Superbowl-cum-Croquet Party

Jeremy’s house and extensive garden, located just outside Thousand Oaks, played host to a Superbowl party with a twist yesterday. Guests where treated to the normal delights of delicious food and beverages but where also invited to place an illicit wager on the game and to join in on a round of croquet. Of course, as with the ‘football’, the Americans always have to do things a little differently. Not satisfied with the traditional Association Rules they ‘remodel’ the game to their own requirements. The once genteel sport, popular among Ladies, now becomes a veritable war - complete with viscous club-like mallets. The simple rectangular layout of the UK game becomes a bizarre double-diamond with two pegs! Not only that but the dainty ‘taking croquet’ that one is allowed in the UK version after making a ‘roquet’ (hitting another player’s ball) becomes a foot-smashing, mallet destroying death sentence for the other player because you are actually allowed to put your foot on your ball while you whack it against the other players - crazyfish.

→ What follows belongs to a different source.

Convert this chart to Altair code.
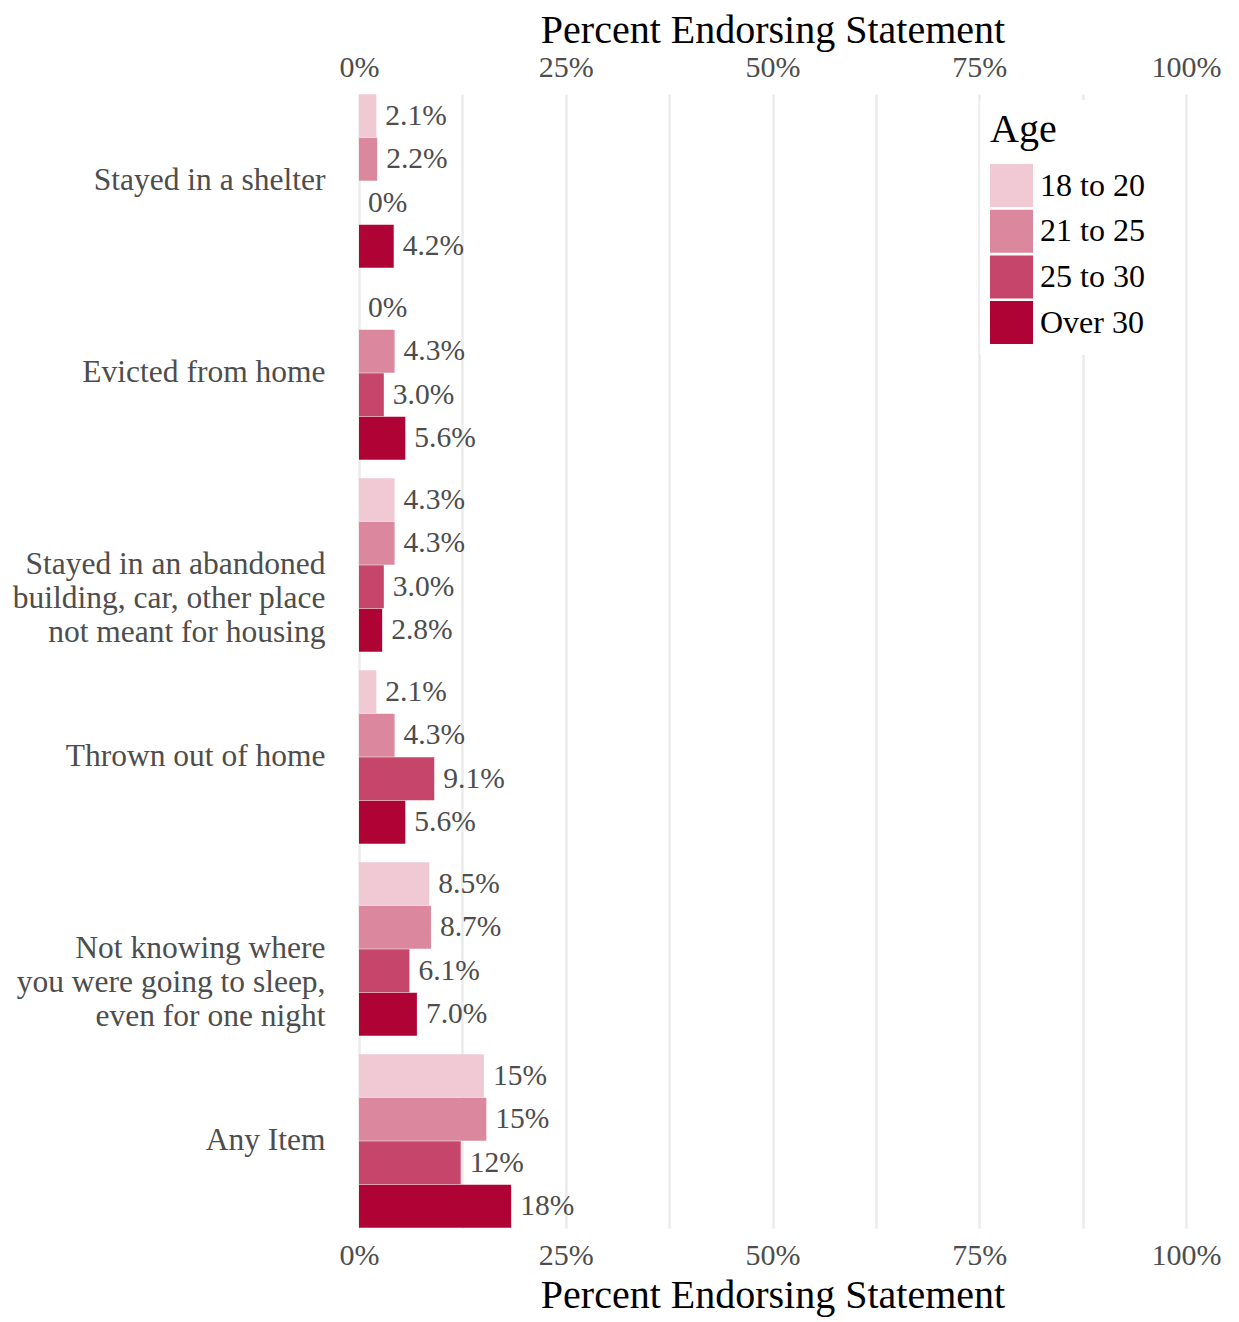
import altair as alt
import pandas as pd

items = [
    "Stayed in a shelter",
    "Evicted from home",
    "Stayed in an abandoned|building, car, other place|not meant for housing",
    "Thrown out of home",
    "Not knowing where|you were going to sleep,|even for one night",
    "Any Item",
]
ages = ["18 to 20", "21 to 25", "25 to 30", "Over 30"]
colors = ["#f0c9d5", "#db879d", "#c5466a", "#b00335"]

v_18_20 = [2.1, 0.0, 4.3, 2.1, 8.5, 15.1]
v_21_25 = [2.2, 4.3, 4.3, 4.3, 8.7, 15.4]
v_25_30 = [0.0, 3.0, 3.0, 9.1, 6.1, 12.3]
v_over30 = [4.2, 5.6, 2.8, 5.6, 7.0, 18.4]

series = [v_18_20, v_21_25, v_25_30, v_over30]


def fmt(v):
    if v == 0:
        return "0%"
    if v < 10:
        return f"{v:.1f}%"
    return f"{v:.0f}%"


rows = []
for age, vals in zip(ages, series):
    for item, v in zip(items, vals):
        rows.append({"item": item, "age": age, "value": v, "label": fmt(v)})
df = pd.DataFrame(rows)

FONT = "Liberation Serif"
GRAY = "#4d4d4d"
grid_vals = [0, 12.5, 25, 37.5, 50, 62.5, 75, 87.5, 100]
label_expr = "datum.value % 25 == 0 ? datum.value + '%' : ''"

yenc = alt.Y(
    "item:N",
    sort=items,
    scale=alt.Scale(paddingInner=0.094, paddingOuter=0.0),
    axis=alt.Axis(
        title=None,
        domain=False,
        ticks=False,
        labelPadding=34,
        labelFont=FONT,
        labelFontSize=31.5,
        labelColor=GRAY,
        labelLineHeight=34,
        labelLimit=400,
        labelExpr="split(datum.label, '|')",
    ),
)
yoff = alt.YOffset("age:N", sort=ages)

xscale = alt.Scale(domain=[0, 100], nice=False)

bars = alt.Chart(df).mark_bar(size=43).encode(
    x=alt.X(
        "value:Q",
        scale=xscale,
        axis=alt.Axis(
            orient="bottom",
            title="Percent Endorsing Statement",
            values=grid_vals,
            labelExpr=label_expr,
            labelFlush=False,
            labelOverlap=False,
            grid=True,
            gridColor="#ebebeb",
            gridWidth=2.5,
            domain=False,
            ticks=False,
            labelPadding=12,
            labelFont=FONT,
            labelFontSize=30,
            labelColor=GRAY,
            titleFont=FONT,
            titleFontSize=40,
            titleFontWeight="normal",
            titleColor="black",
            titlePadding=5,
        ),
    ),
    y=yenc,
    yOffset=yoff,
    color=alt.Color(
        "age:N",
        sort=ages,
        scale=alt.Scale(domain=ages, range=colors),
        legend=alt.Legend(
            title="Age",
            orient="none",
            legendX=621,
            legendY=6,
            fillColor="white",
            padding=10,
            symbolType="square",
            symbolSize=1849,
            symbolStrokeWidth=0,
            symbolOpacity=1,
            rowPadding=2.7,
            labelOffset=7,
            labelFont=FONT,
            labelFontSize=32,
            labelColor="black",
            titleFont=FONT,
            titleFontSize=40,
            titleFontWeight="normal",
            titleColor="black",
            titlePadding=14,
        ),
    ),
)

text = alt.Chart(df).mark_text(
    align="left", baseline="middle", dx=9, font=FONT, fontSize=29.5, color=GRAY
).encode(
    x=alt.X(
        "value:Q",
        scale=xscale,
        axis=alt.Axis(
            orient="top",
            title="Percent Endorsing Statement",
            values=grid_vals,
            labelExpr=label_expr,
            labelFlush=False,
            labelOverlap=False,
            grid=False,
            domain=False,
            ticks=False,
            labelPadding=12,
            labelFont=FONT,
            labelFontSize=30,
            labelColor=GRAY,
            titleFont=FONT,
            titleFontSize=40,
            titleFontWeight="normal",
            titleColor="black",
            titlePadding=2,
        ),
    ),
    y=alt.Y("item:N", sort=items),
    yOffset=yoff,
    text="label:N",
)

chart = (
    alt.layer(bars, text)
    .properties(width=827, height=1134, padding={"left": 4, "top": 2, "right": 5, "bottom": 5})
    .configure_view(stroke=None)
)

chart.save("out.html", embed_options={"renderer": "svg", "actions": False})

Meanwhile, some people on TV stood around waiting for commercials to come back on whilst some of their friends occasionally ran into each other. Some people in stripey outfits didn’t seem very happy as they kept losing their dusters whilst practising their semaphore and whistling routines. Some very old people came on halfway through and moaned about not being satisfied. Slate has a good summary of the under-age-beer-touting-mostly-unamusing superbowl adverts.